April’s Springtime Miracle for Toys R Us

My Saturday morning began like many of yours: with an email alert that it looked like April was finally, really in labor this time. The baby was coming soon!

Like millions of others, I tuned in to see the miracle of birth…of a little baby giraffe, at a not so little 5’ 9” tall, 175 pounds.

April needs little further introduction, and no last name. Her pregnancy has been watched via live stream from the Animal Adventure Park’s “Giraffe Cam” by hundreds of thousands of us at a time. Even in the middle of the night. For months, we’ve been sticking our necks out waiting for this little thing.

In March, as viewers became increasingly anxious to meet April’s baby, another giraffe appeared on screen.
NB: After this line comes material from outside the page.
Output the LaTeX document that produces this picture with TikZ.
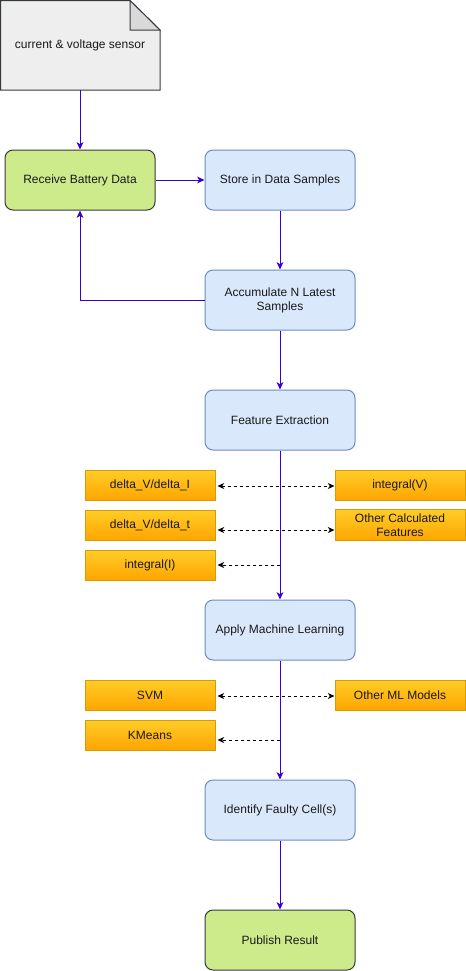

It was not April’s mate, Oliver. Nor was it one of her other children. Rather it was Geoffrey the Giraffe, Toys R Us’s long time mascot, smiling at us from the store’s logo that was now included on the live feed.

April was said by the zoo to be at full term when Toys R Us jumped in with the sponsorship. The company capitalized on a tremendous, though possibly limited opportunity to sponsor an event with no known kickoff time or end date. In fact, though, the sponsorship afforded the retailer a continuous marketing campaign that has lasted longer than anyone expected, and reached a massive captive audience that rivals television’s most popular showings. Published numbers have viewership of the live stream at about 14.8 million views.

I was thrilled to see the return of Geoffrey. I remembered him and the “I don’t want to grow up, I’m a Toys R Us Kid” jingle from the 1980s. Which was exactly what Toys R Us had hoped. As Toys R Us and other toy retailers know, reaching kids is as important as reaching adults. For adults, nostalgia for our childhoods has a big influence on our buying decisions. Toys R Us has been known to bank on that nostalgia.

The Giraffe, originally named Dr. G. Raffe, made his mascot debut in 1957 print ads for the retailer, when it was called Children’s Bargain Town. In 1969, the chain changed its name to Toys R Us and the giraffe was renamed Geoffrey.

Geoffey,  an oversized stuffed animal, starred in TV ads throughout the 1980s and 1990s. In 2001, the Leo Burnett agency introduced an animatronic Geoffrey the Giraffe, in a rebranding effort that announced the retailer’s redesigned stores.

“We didn’t think the cartoon would be as fun or dramatic as an 18-foot animal walking down the streets,” Jon Moore, executive creative director at Burnett told Ad Week at the time.

In 2011, the retailer brought back two spots previously used in the 1980s, ahead of the Christmas season. Both executions featured Geoffrey, and one included the jingle, which was written by ad executive Linda Kaplan Thaler.

Showing just how much nostalgia plays a role, Greg Ahearn, the retailer’s CMO at the time, told the NY Times that the spots featured toys and games no longer available for sale. “There’s old toys in old toy commercials,” Mr. Ahearn said dryly, adding that the return of the spots was “more about the emotion” than about selling specific products.

Toys R Us, a company with 60 years of brand equity from using a giraffe as a spokesanimal, spawned a new generation of giraffe fans (and of Toys R Us) when it sponsored the live stream of April and her growing family.